The BAI messaging format is about to be overhauled.
The format, which dates from the early days of computerized cash management, has not been maintained by the Bank Administration Institute for more than a decade.
As a result, the standard code sets have been so widely adapted and customized by individual banks that they have essentially become proprietary from bank to bank.
The variations in code sets mean difficulty, and extra costs, for companies that want to add or switch a banking relationship without a painstaking internal project to change reams of incompatible data fields and definitions.
"Everybody has a very customized version of a BAI message that used to be a standard," said Rene Schuurman, Citigroup Inc.'s global products manager for connectivity services, who is a leader on the project. "We want to go back to that point, go back to a true standard to have a uniform approach so that we can simplify and streamline our client-delivery process, hopefully right away out of the box."
Without consistent standards, U.S. banks cannot offer clients the transparency in "real-time," live views of cash positions between receivables, payables and treasury that many corporate finance executives believe they need to maximize holdings and monitor liquidity risk. And this puts the United States out of step with the rest of the world, which is moving toward more uniform financial reporting built around global standards.
The BAI code sets, which are used for most cash management reporting and reconcilement needs in services like lockbox and positive-pay, carry remittance and other types of data — for example, debit/credit amounts, item counts, funds type, account numbers — between banks' computers and those of corporate treasury operations.
Now, major U.S. banks, cash management vendors and corporations have formally launched plans with a financial industry technical standards body to create a new reporting orthodoxy under an American National Standards Institute standard that will mean compatible code sets across banks and industries and keep the United States in step with international trends toward homogenous messaging formats in payments and transaction data.
Such an off-the-shelf component to cash management reporting would do more than ease the burden for megabanks of retrofitting and maintaining hundreds, if not thousands, of code variations. Jeanne Capachin, the vice president for global banking research at the Financial Insights unit of International Data Group Inc., said that regional institutions, too, would get a huge boost toward competing for the business of national and multinational corporate clients.
"If we go to just one or a couple of standards," said Capachin, "then it's much easier for a regional bank to be able to support customers outside of their main national footprint than it is now."
JPMorgan Chase & Co., U.S. Bancorp, Bank of America Corp., Citigroup Inc., Bank of New York Mellon Corp. and Royal Bank of Scotland Group PLC joined in September with the Accredited Standards Committee X9 in Annapolis, Md., to begin hashing out an early consensus on which BAI codes to keep, delete or modify into the new standard.

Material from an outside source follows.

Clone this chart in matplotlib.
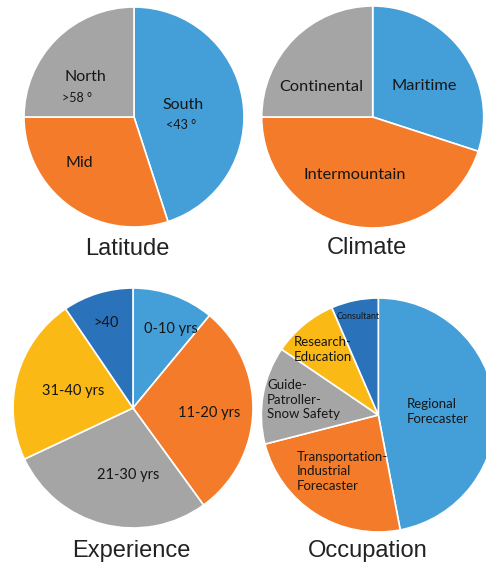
import matplotlib.pyplot as plt

plt.rcParams['font.family'] = ['Lato', 'DejaVu Sans']

W, H = 486, 562

# Цвета секторов
BLUE = '#449FD8'
ORANGE = '#F37B29'
GRAY = '#A6A5A5'
YELLOW = '#FBB916'
DARK = '#2A72BA'

# Данные
lat_labels = ['South\n<43 °', 'Mid', 'North\n>58 °']
lat_values = [45, 30, 25]

climate_labels = ['Maritime', 'Intermountain', 'Continental']
climate_values = [30, 45, 25]

exp_labels = ['0-10 yrs', '11-20 yrs', '21-30 yrs', '31-40 yrs', '>40']
exp_values = [11, 29, 28, 22.5, 9.5]

occ_labels = ['Regional\nForecaster', 'Transportation-\nIndustrial\nForecaster',
              'Guide-\nPatroller-\nSnow Safety', 'Research-\nEducation', 'Consultant']
occ_values = [47, 24, 13.5, 9, 6.5]

fig = plt.figure(figsize=(W / 100, H / 100), dpi=100)


def pie(cx, cy, r, values, colors, title, tx, ty):
    # оси в пикселях: квадрат вокруг центра круга
    ax = fig.add_axes([(cx - r) / W, 1 - (cy + r) / H, 2 * r / W, 2 * r / H])
    ax.pie(values, colors=colors, startangle=90, counterclock=False, radius=1,
           wedgeprops=dict(edgecolor='white', linewidth=1.2))
    ax.set_xlim(-1, 1)
    ax.set_ylim(-1, 1)
    ax.set_aspect('auto')
    ax.axis('off')
    fig.text(tx / W, 1 - ty / H, title, family='Liberation Sans', fontsize=17,
             ha='center', va='baseline', color='#222222')
    return ax


ax1 = pie(134, 117, 110, lat_values, [BLUE, ORANGE, GRAY], 'Latitude', 127.5, 255)
ax2 = pie(372.7, 117, 111, climate_values, [BLUE, ORANGE, GRAY], 'Climate', 367.3, 254.3)
ax3 = pie(133, 408, 120, exp_values, [BLUE, ORANGE, GRAY, YELLOW, DARK], 'Experience', 131.7, 557.3)
ax4 = pie(378.3, 415, 117, occ_values, [BLUE, ORANGE, GRAY, YELLOW, DARK], 'Occupation', 367.5, 556.7)

txt = dict(color='#161616', va='center')

# Latitude
for (x, y), s in zip([(0.45, 0.11), (-0.50, -0.42), (-0.44, 0.36)],
                     ['South', 'Mid', 'North']):
    ax1.text(x, y, s, ha='center', fontsize=11.5, **txt)
ax1.text(0.43, -0.07, '<43 °', ha='center', fontsize=9, **txt)
ax1.text(-0.52, 0.17, '>58 °', ha='center', fontsize=9, **txt)

# Climate
for (x, y), s in zip([(0.46, 0.28), (-0.16, -0.52), (-0.46, 0.27)], climate_labels):
    ax2.text(x, y, s, ha='center', fontsize=11.8, **txt)

# Experience
for (x, y), s in zip([(0.317, 0.656), (0.636, -0.044), (-0.036, -0.558),
                      (-0.50, 0.14), (-0.225, 0.706)], exp_labels):
    ax3.text(x, y, s, ha='center', fontsize=10.5, **txt)

# Occupation
for (x, y), s in zip([(0.24, 0.03), (-0.70, -0.48), (-0.95, 0.13), (-0.72, 0.56)],
                     occ_labels[:4]):
    ax4.text(x, y, s, ha='left', fontsize=9.5, linespacing=1.25, **txt)
ax4.text(-0.17, 0.84, occ_labels[4], ha='center', fontsize=6.5, **txt)

fig.savefig('out.png', dpi=100)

The project has more than a dozen financial and corporate participants. Nacha, the electronic payments association, and Clearing House Payments Co. are also involved, as are cash management services vendors like S1 Corp.
"Everybody has money they've invested in legacy systems, so therefore their willingness to change is going to have to have a real payback for them," said Jim Wells, a senior business manager for banking initiatives at the global financial cooperative Swift who also is working with the banks and X9.
Ultimately the plan also is to merge the resulting BAI models with the existing global financial messaging standard known as ISO 20022, Capachin said. "The Holy Grail is that, no matter what region of the world you're in, what type of business you're transacting, whatever your financial institution, you could use that ISO standard to communicate."